Daunt Books is a chain of bookshops in England, founded in 1990 by James Daunt. It originally specialised in travel books. In 2010, it began publishing. James Daunt later became CEO of Waterstones and the US bookstore chain Barnes & Noble.

Bookshops
Daunt Books was founded in 1990 by former banker James Daunt with the purchase of a bookshop on Marylebone High Street. It now focuses on first-hand titles (especially travel-related material). The Marylebone branch is housed in a former Edwardian bookshop with long oak galleries, graceful skylights and William Morris prints. The older section of the Marylebone shop was completed in 1912, and was originally an antiquarian bookshop called Francis Edwards. It is alleged to be the first custom-built bookshop in the world. A large, walk-in safe is visible near the entrance to the travel gallery, and is where expensive volumes were once stored.

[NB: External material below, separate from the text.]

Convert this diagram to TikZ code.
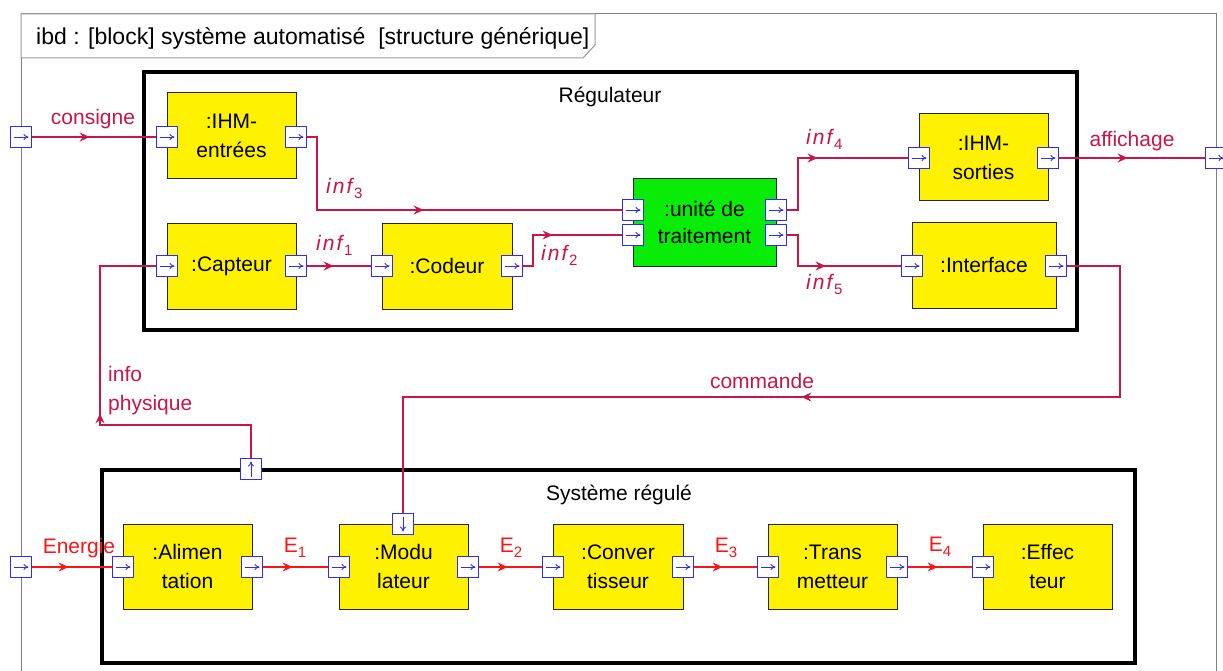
\documentclass[tikz,border=0pt]{standalone}
\usepackage{fontspec}
\setmainfont{Liberation Sans}
\usetikzlibrary{arrows.meta,decorations.markings}
\definecolor{ibdyellow}{RGB}{255,242,0}
\definecolor{ibdgreen}{RGB}{8,236,8}
\definecolor{crim}{RGB}{200,22,72}
\definecolor{enred}{RGB}{250,22,22}
\definecolor{portblue}{RGB}{45,45,250}
\newcommand{\infl}[1]{\textit{i\kern2pt n\kern2pt f}\raisebox{-5pt}{\fontsize{15}{15}\selectfont #1}}
\newcommand{\enl}[1]{E\raisebox{-5pt}{\fontsize{15}{15}\selectfont #1}}
\tikzset{
  txt/.style={font=\fontsize{21}{29}\selectfont, inner sep=0pt},
  blk/.style={txt, draw=black!85, line width=1pt, fill=ibdyellow, align=center,
    minimum width=129pt, minimum height=86pt},
  thickbox/.style={draw=black, line width=4pt, inner sep=0pt},
  port/.style={draw=portblue, fill=white, line width=1.2pt, minimum width=21pt,
    minimum height=21pt, inner sep=0pt},
  pr/.style={port, path picture={\draw[portblue, line width=0.8pt, -{To[length=5pt,width=6pt]}]
    ([xshift=3pt]path picture bounding box.west) -- ([xshift=-3pt]path picture bounding box.east);}},
  pu/.style={port, path picture={\draw[portblue, line width=0.8pt, -{To[length=5pt,width=6pt]}]
    ([yshift=3pt]path picture bounding box.south) -- ([yshift=-3pt]path picture bounding box.north);}},
  pd/.style={port, path picture={\draw[portblue, line width=0.8pt, -{To[length=5pt,width=6pt]}]
    ([yshift=-3pt]path picture bounding box.north) -- ([yshift=3pt]path picture bounding box.south);}},
  mid/.style={postaction={decorate,decoration={markings,
    mark=at position #1 with {\arrow{Stealth[length=10pt,width=9pt,inset=3.5pt]}}}}},
  info/.style={draw=crim, line width=1.8pt},
  infothin/.style={draw=crim, line width=1.3pt},
  energy/.style={draw=enred, line width=1.3pt},
  lbl/.style={txt, text=crim},
  elbl/.style={txt, text=enred},
}
\begin{document}
\begin{tikzpicture}[x=1pt,y=-1pt]
\useasboundingbox[fill=white] (0,0) rectangle (1223,671);
% outer frame
\draw[black!50, line width=1pt] (21,671) -- (21,14) -- (1216,14) -- (1216,671);
\draw[black!40, fill=white, line width=1pt] (21,14) -- (595,14) -- (595,45) -- (583,58) -- (21,58) -- cycle;
\node[txt, font=\fontsize{23}{26}\selectfont, anchor=west] (title) at (36,38)
  {ibd : [block] système automatisé \ [structure générique]};
% containers
\node[thickbox, minimum width=933pt, minimum height=258pt] (reg) at (610.5,201) {};
\node[txt] (regt) at (610,97) {Régulateur};
\node[thickbox, minimum width=1033pt, minimum height=193pt] (sys) at (618.5,566) {};
\node[txt] (syst) at (619,495) {Système régulé};
% blocks
\node[blk] (ihmE) at (231.5,136) {:IHM-\\entrées};
\node[blk] (capt) at (231.5,266) {:Capteur};
\node[blk, minimum width=130pt] (cod) at (447,266) {:Codeur};
\node[blk, fill=ibdgreen, minimum width=143pt, minimum height=87pt] (unit) at (704.5,222.5) {:unité de\\[-2pt]traitement};
\node[blk, minimum height=87pt] (ihmS) at (983.5,157.5) {:IHM-\\sorties};
\node[blk, minimum width=144pt] (intf) at (984,265) {:Interface};
\node[blk, minimum height=85pt] (alim) at (187.5,566.5) {:Alimen\\tation};
\node[blk, minimum height=85pt] (modu) at (403.5,566.5) {:Modu\\lateur};
\node[blk, minimum height=85pt, minimum width=130pt] (conv) at (618,566.5) {:Conver\\tisseur};
\node[blk, minimum height=85pt] (trans) at (832.5,566.5) {:Trans\\metteur};
\node[blk, minimum height=85pt] (eff) at (1047.5,566.5) {:Effec\\teur};
% ports
\node[pr] (fl1) at (21,137) {};
\node[pr] (fl2) at (21,567) {};
\node[pr] (fr1) at (1216,158) {};
\node[pr] (ihmEi) at (167,137) {};
\node[pr] (ihmEo) at (296,137) {};
\node[pr] (capti) at (167,266) {};
\node[pr] (capto) at (296,266) {};
\node[pr] (codi) at (382,266) {};
\node[pr] (codo) at (512,266) {};
\node[pr] (uni1) at (633,210) {};
\node[pr] (uni2) at (633,235) {};
\node[pr] (uno1) at (776,210) {};
\node[pr] (uno2) at (776,235) {};
\node[pr] (ihmSi) at (919,158) {};
\node[pr] (ihmSo) at (1048,158) {};
\node[pr] (intfi) at (912,266) {};
\node[pr] (intfo) at (1056,266) {};
\node[pu] (sysp) at (251,469) {};
\node[pd] (modt) at (403,524) {};
\node[pr] (alimi) at (123,567) {};
\node[pr] (alimo) at (252,567) {};
\node[pr] (modi) at (339,567) {};
\node[pr] (modo) at (468,567) {};
\node[pr] (convi) at (553,567) {};
\node[pr] (convo) at (683,567) {};
\node[pr] (transi) at (768,567) {};
\node[pr] (transo) at (897,567) {};
\node[pr] (effi) at (983,567) {};
% turning points
\coordinate (c3a) at (317,137); \coordinate (c3b) at (317,210);
\coordinate (c2a) at (533,266); \coordinate (c2b) at (533,235);
\coordinate (c4a) at (798,210); \coordinate (c4b) at (798,158);
\coordinate (c5a) at (798,235); \coordinate (c5b) at (798,266);
\coordinate (ipa) at (251,425); \coordinate (ipb) at (100,425); \coordinate (ipc) at (100,266);
\coordinate (cma) at (1120,266); \coordinate (cmb) at (1120,397); \coordinate (cmc) at (403,397);
% connectors
\draw[info, mid=57.5pt] (fl1.east) -- (ihmEi.west);
\draw[info, mid=189.5pt] (ihmEo.east) -- (c3a) -- (c3b) -- (uni1.west);
\draw[info, mid=195.5pt] (sysp.north) -- (ipa) -- (ipb) -- (ipc) -- (capti.west);
\draw[info, mid=26.5pt] (capto.east) -- (codi.west);
\draw[info, mid=60.5pt] (codo.east) -- (c2a) -- (c2b) -- (uni2.west);
\draw[info, mid=82.5pt] (uno1.east) -- (c4a) -- (c4b) -- (ihmSi.west);
\draw[info, mid=69.5pt] (uno2.east) -- (c5a) -- (c5b) -- (intfi.west);
\draw[info, mid=68.5pt] (ihmSo.east) -- (fr1.west);
\draw[infothin, mid=502.5pt] (intfo.east) -- (cma) -- (cmb) -- (cmc) -- (modt.north);
\draw[energy, mid=36.5pt] (fl2.east) -- (alimi.west);
\draw[energy, mid=29.5pt] (alimo.east) -- (modi.west);
\draw[energy, mid=28.5pt] (modo.east) -- (convi.west);
\draw[energy, mid=28.5pt] (convo.east) -- (transi.west);
\draw[energy, mid=29.5pt] (transo.east) -- (effi.west);
% labels
\node[lbl] (lcons) at (93,119) {consigne};
\node[lbl, anchor=west] (l3) at (326,188) {\infl{3}};
\node[lbl, anchor=west] (l1) at (316,245) {\infl{1}};
\node[lbl, anchor=west] (l2) at (541,255) {\infl{2}};
\node[lbl, anchor=west] (l4) at (806,139) {\infl{4}};
\node[lbl, anchor=west] (l5) at (806,284) {\infl{5}};
\node[lbl] (laff) at (1132,141) {affichage};
\node[lbl] (lcom) at (762,381) {commande};
\node[lbl, anchor=west, align=left] (linfo) at (108,391) {info\\physique};
\node[elbl] (lene) at (79,548) {Energie};
\node[elbl] (le1) at (295,548) {\enl{1}};
\node[elbl] (le2) at (511,548) {\enl{2}};
\node[elbl] (le3) at (726,548) {\enl{3}};
\node[elbl] (le4) at (940,547) {\enl{4}};
\end{tikzpicture}
\end{document}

The company has branches in Holland Park, Cheapside, Hampstead and Belsize Park. The Owl Bookshop in Kentish Town was bought by Daunt Books, but retains its original name. Daunt Books opened its first branch outside London in Saffron Walden, Essex, under the name Hart's Books. It opened its second branch outside London in Marlow, Buckinghamshire, under the name The Marlow Bookshop, followed by a branch in Summertown, Oxford.

Specialising in travel, Daunt Books arranges its sections geographically, with guides, phrasebooks, travel writing, history and fiction grouped by their relevant country. Reviews have mentioned its customer service and knowledgeable staff.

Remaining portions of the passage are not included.